Democrats and Republicans differ over mask wearing, contact tracing, how well public health officials are dealing with the crisis and whether to get a vaccine.

“For Biden supporters, the coronavirus outbreak was a central issue in the election. 82 per cent said it was very important to their vote. Among Trump supporters, it was easily the least significant among six issues tested on the survey: Just 24 per cent said it was very important,” the report said.

The authors say the reason for the divide may be because 0f the polarising pressures of partisan media, social media, and even deeply rooted cultural, historical and regional divides.

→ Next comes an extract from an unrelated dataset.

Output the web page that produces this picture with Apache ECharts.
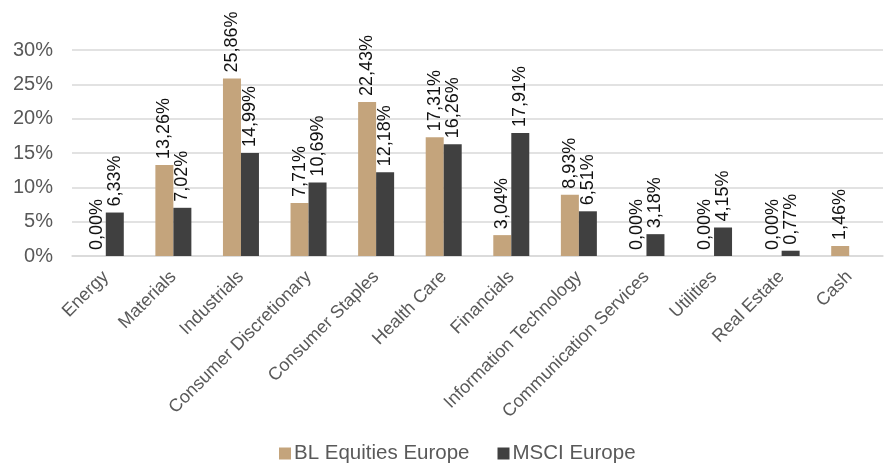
<!DOCTYPE html>
<html><head><meta charset="utf-8">
<script src="https://cdn.jsdelivr.net/npm/echarts@6/dist/echarts.min.js"></script>
<style>html,body{margin:0;padding:0;background:#fff}#c{width:888px;height:470px}</style>
</head><body><div id="c"></div>
<script>
const categories = ["Energy","Materials","Industrials","Consumer Discretionary","Consumer Staples","Health Care","Financials","Information Technology","Communication Services","Utilities","Real Estate","Cash"];
const blEquities = [0.00,13.26,25.86,7.71,22.43,17.31,3.04,8.93,0.00,0.00,0.00,1.46];
const msciEurope = [6.33,7.02,14.99,10.69,12.18,16.26,17.91,6.51,3.18,4.15,0.77,null];
const yTicks = [0,5,10,15,20,25,30];

const fmt = v => v.toFixed(2).replace('.', ',') + '%';
const lbl = {
  show: true, position: 'top', rotate: 90, align: 'left', verticalAlign: 'middle',
  distance: 6, fontFamily: 'Liberation Sans, Arial', fontSize: 18, color: '#111',
  formatter: p => p.value == null ? '' : fmt(p.value)
};
const chart = echarts.init(document.getElementById('c'));
chart.setOption({
  animation: false,
  grid: {left: 72, right: 5, top: 50, bottom: 214},
  legend: {
    bottom: 1, left: 274, itemWidth: 12, itemHeight: 12, itemGap: 28,
    textStyle: {fontFamily: 'Liberation Sans, Arial', fontSize: 20.5, color: '#595959', padding: [0, 0, 0, -2]},
    data: ['BL Equities Europe', 'MSCI Europe'], icon: 'rect'
  },
  xAxis: {
    type: 'category', data: categories,
    axisLine: {lineStyle: {color: '#d9d9d9', width: 1.5}},
    axisTick: {show: false},
    axisLabel: {rotate: 45, interval: 0, fontFamily: 'Liberation Sans, Arial', fontSize: 18, color: '#595959', margin: 18}
  },
  yAxis: {
    type: 'value', min: yTicks[0], max: yTicks[yTicks.length-1], interval: 5,
    axisLine: {show: false}, axisTick: {show: false},
    splitLine: {lineStyle: {color: '#d9d9d9', width: 1.5}},
    axisLabel: {formatter: v => v + '%', fontFamily: 'Liberation Sans, Arial', fontSize: 20, color: '#595959', margin: 19}
  },
  series: [
    {name: 'BL Equities Europe', type: 'bar', data: blEquities, barWidth: 18, barGap: '0%',
     itemStyle: {color: '#c4a47c'}, label: lbl},
    {name: 'MSCI Europe', type: 'bar', data: msciEurope, barWidth: 18,
     itemStyle: {color: '#404040'}, label: lbl}
  ]
});
</script></body></html>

But they say “America’s relatively rigid, two-party electoral system stands apart (from other countries) by collapsing a wide range of legitimate social and political debates into a singular battle line that can make our differences appear even larger than they may actually be”.

“And when the balance of support for these political parties is close enough for either to gain near-term electoral advantage – as it has in the US  for more than a quarter of a century – the competition becomes cutthroat and politics begins to feel zero-sum, where one side’s gain is inherently the other’s loss,” the authors say.

But most Americans see the divisiveness as a problem and want to address it. 

“Overwhelming majorities of both Trump (86 per cent) and Biden (89 per cent) supporters surveyed said that their preferred candidate, if elected, should focus on addressing the needs of all Americans, even if it means disappointing some of his supporters,” the report said.

In his speech, President-elect Biden vowed to “work as hard for those who didn’t vote for me as those who did” and called on “this grim era of demonization in America” to come to an end.

The researchers say this sentiment that resonates with Americans on both sides of the fence.

“But good intentions on the part of our leaders and ourselves face serious headwinds in a political system that reinforces a two-party political battleground at nearly every level,” they say.